On Tue, Jan 28, 2014 at 9:18 AM, m.roth@5-cent.us wrote:
At this late date, I'd be really, *REALLY* leery of using NIS. You say that *most* of your traffic is local, suggesting that some of it is *not*. And, for that matter, how good are the firewalls keeping other traffic out?
I'd say no to NIS. Yes, other answers may be more difficult to set up, but consider the alternatives.
That is, we have an ever-growing list of special cases. UserA can login to servers 1, 2 and 3. UserB can log in to servers 3, 4, and 5. Nobody except UserC can login to server 6. UserD can login to machines 2--6. And so on and so forth.

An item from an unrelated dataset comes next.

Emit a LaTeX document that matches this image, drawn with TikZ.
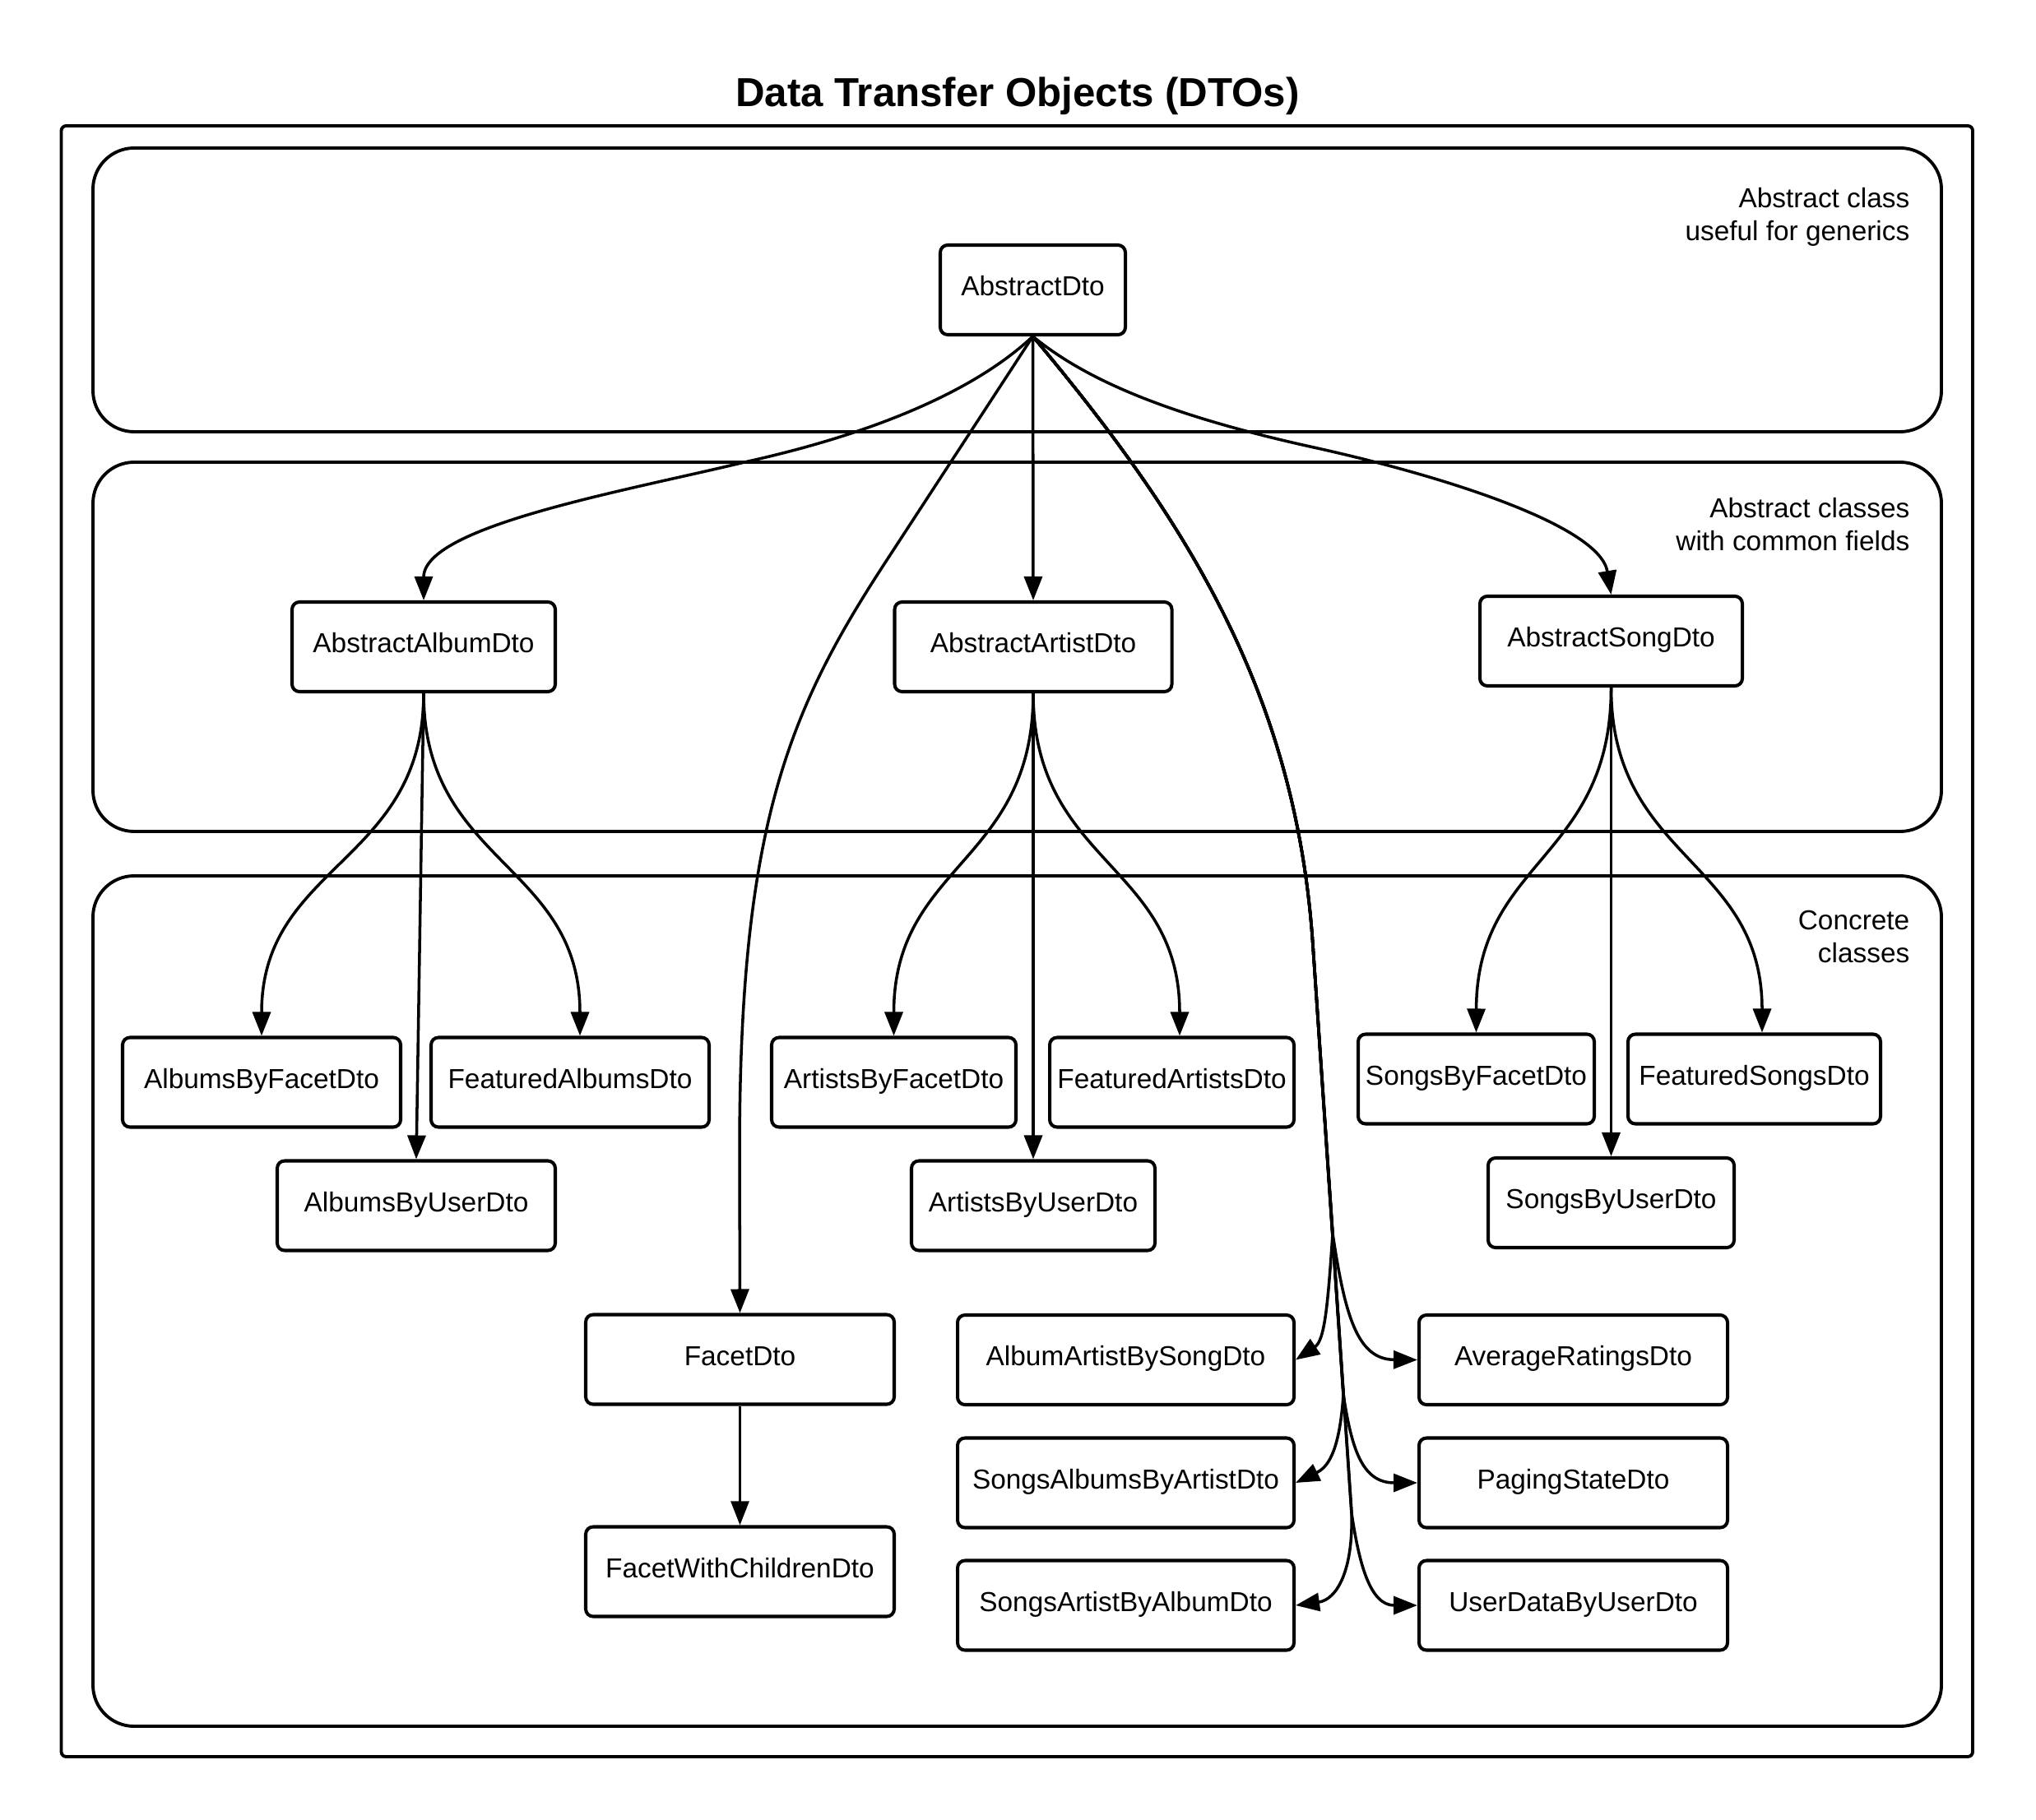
\documentclass[tikz,border=0pt]{standalone}
\usepackage{fontspec}
\setmainfont{Liberation Sans}
\usetikzlibrary{arrows.meta}
\begin{document}
\begin{tikzpicture}[x=0.1mm,y=-0.1mm,
  box/.style={draw,line width=1.15pt,rounded corners=0.9mm,fill=white,minimum height=10.9mm,inner sep=0pt,text height=7pt,text depth=3pt,font=\fontsize{9.5}{11.4}\selectfont},
  panel/.style={draw,line width=1.1pt,rounded corners=5mm},
  arr/.style={line width=1pt,-{Triangle[length=2.9mm,width=2.2mm]}},
  thinarr/.style={line width=0.7pt,-{Triangle[length=2.9mm,width=2.2mm]}},
  lbl/.style={align=right,anchor=east,inner sep=0pt,font=\fontsize{9.5}{11.4}\selectfont}]
\useasboundingbox (0,0) rectangle (2475,2213);
% title
\node[anchor=base,inner sep=0pt,font=\fontsize{14}{16}\selectfont\bfseries] (title) at (1237,130) {Data Transfer Objects (DTOs)};
% frame and panels
\draw[line width=1.1pt,rounded corners=0.6mm] (74.5,153) rectangle (2398,2136);
\draw[panel] (113,180) rectangle (2360,525);
\draw[panel] (113,562) rectangle (2360,1011);
\draw[panel] (113,1065) rectangle (2360,2099);
\node[lbl] (l1) at (2322,264) {Abstract class\\useful for generics};
\node[lbl] (l2) at (2322,638) {Abstract classes\\with common fields};
\node[lbl] (l3) at (2322,1139) {Concrete\\classes};
% nodes
\node[box,minimum width=22.5mm] (AD) at (1255.5,352.5) {AbstractDto};
\node[box,minimum width=32mm] (AAl) at (515,786.5) {AbstractAlbumDto};
\node[box,minimum width=33.7mm] (AAr) at (1256,786.5) {AbstractArtistDto};
\node[box,minimum width=31.9mm] (AS) at (1958.5,779.5) {AbstractSongDto};
\node[box,minimum width=33.8mm] (ABF) at (318,1316) {AlbumsByFacetDto};
\node[box,minimum width=33.8mm] (FA) at (693,1316) {FeaturedAlbumsDto};
\node[box,minimum width=33.8mm] (ABU) at (506,1466) {AlbumsByUserDto};
\node[box,minimum width=29.7mm] (ArBF) at (1086.5,1316) {ArtistsByFacetDto};
\node[box,minimum width=29.7mm] (FAr) at (1424.5,1316) {FeaturedArtistsDto};
\node[box,minimum width=29.6mm] (ArBU) at (1256,1466) {ArtistsByUserDto};
\node[box,minimum width=28.7mm] (SBF) at (1794.5,1312) {SongsByFacetDto};
\node[box,minimum width=30.7mm] (FS) at (2132.5,1312) {FeaturedSongsDto};
\node[box,minimum width=29.9mm] (SBU) at (1958.5,1462.5) {SongsByUserDto};
\node[box,minimum width=37.5mm] (Facet) at (899.5,1653) {FacetDto};
\node[box,minimum width=37.5mm] (FWC) at (899.5,1911) {FacetWithChildrenDto};
\node[box,minimum width=40.9mm] (AAS) at (1368.5,1653.5) {AlbumArtistBySongDto};
\node[box,minimum width=40.9mm] (SAA) at (1368.5,1803) {SongsAlbumsByArtistDto};
\node[box,minimum width=40.9mm] (SAB) at (1368.5,1952) {SongsArtistByAlbumDto};
\node[box,minimum width=37.5mm] (AR) at (1912.5,1653.5) {AverageRatingsDto};
\node[box,minimum width=37.5mm] (PS) at (1912.5,1803) {PagingStateDto};
\node[box,minimum width=37.5mm] (UD) at (1912.5,1952) {UserDataByUserDto};
% trunk waypoints
\coordinate (T1) at (1596,1150);
\coordinate (S1) at (1620,1500);
\coordinate (S2) at (1633,1696);
\coordinate (S3) at (1643,1840);
% connectors from AbstractDto
\draw[arr] (AD.south) -- (AAr.north);
\draw[arr] (AD.south) .. controls (1180,480) and (1050,530) .. (905,562) .. controls (760,597) and (515,640) .. (AAl.north);
\draw[arr] (AD.south) .. controls (1320,462) and (1420,505) .. (1597,544) .. controls (1760,580) and (1945,640) .. (AS.north);
\draw[arr] (AD.south) -- (1080,678) .. controls (960,861) and (899,1000) .. (899,1400) -- (Facet.north);
\draw[arr] (AD.south) .. controls (1449,639) and (1576,850) .. (T1) -- (S1) .. controls (1614,1590) and (1610,1630) .. (AAS.east);
\draw[arr] (AD.south) .. controls (1449,639) and (1576,850) .. (T1) -- (S1) .. controls (1635,1600) and (1650,1653) .. (AR.west);
\draw[arr] (AD.south) .. controls (1449,639) and (1576,850) .. (T1) -- (S2) .. controls (1628,1770) and (1612,1785) .. (SAA.east);
\draw[arr] (AD.south) .. controls (1449,639) and (1576,850) .. (T1) -- (S2) .. controls (1643,1760) and (1655,1803) .. (PS.west);
\draw[arr] (AD.south) .. controls (1449,639) and (1576,850) .. (T1) -- (S3) .. controls (1645,1910) and (1625,1945) .. (SAB.east);
\draw[arr] (AD.south) .. controls (1449,639) and (1576,850) .. (T1) -- (S3) .. controls (1652,1900) and (1665,1952) .. (UD.west);
% album children
\draw[arr] (AAl.south) .. controls (515,1050) and (318,1050) .. (ABF.north);
\draw[arr] (AAl.south) -- (ABU.north);
\draw[arr] (AAl.south) .. controls (515,1050) and (705,1050) .. ([xshift=1.2mm]FA.north);
% artist children
\draw[arr] (AAr.south) .. controls (1256,1050) and (1086.5,1050) .. (ArBF.north);
\draw[arr] (AAr.south) -- (ArBU.north);
\draw[arr] (AAr.south) .. controls (1256,1050) and (1434,1050) .. ([xshift=0.95mm]FAr.north);
% song children
\draw[arr] (AS.south) .. controls (1958.5,1045) and (1795,1045) .. (SBF.north);
\draw[arr] (AS.south) -- (SBU.north);
\draw[arr] (AS.south) .. controls (1958.5,1045) and (2142,1045) .. ([xshift=0.95mm]FS.north);
% facet
\draw[thinarr] (Facet.south) -- (FWC.north);
\end{tikzpicture}
\end{document}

Here you may not realize you're distinguishing between authentication and authorization.
Yeah, I forgot to mention that we already have Kerberos in place for authentication. It's authorization that is currently done by hand and checked with a manual script. (I needed that for the secure mount options NFSv4 provides.)
I sincerely hope it's easier to set up and administer and upgrade than native LDAP. In '06, after a discussion with the other admin and manager I was working with at that job, I volunteered to set up openLDAP. Let's just say that the tools were NOT vaguely ready for prime time, though I did find that running webmin helped a *lot* to get it working.
I know you can find a horror story for any piece of software on the Internet, but my impression is that LDAP has an unusually high number of scary-sounding anecdotes. I know random Internet blogs forum posts aren't really authoritative, but they do give me a little trepidation regarding LDAP.
We have an in-house written set of scripts that administer relevant configuration files, including /etc/passwd. It copies the correct version of that file (among many others) to each host, and shell of /bin/noLogin works just fine.
Why set the shell to /bin/noLogin, rather than simply not create that user's /etc/passwd entry?
I don't have /bin/noLogin on any of my systems - I assume you deliberately specified a non-existent program for the shell? What's the difference between setting the user's shell to a bogus program versus something like /bin/false?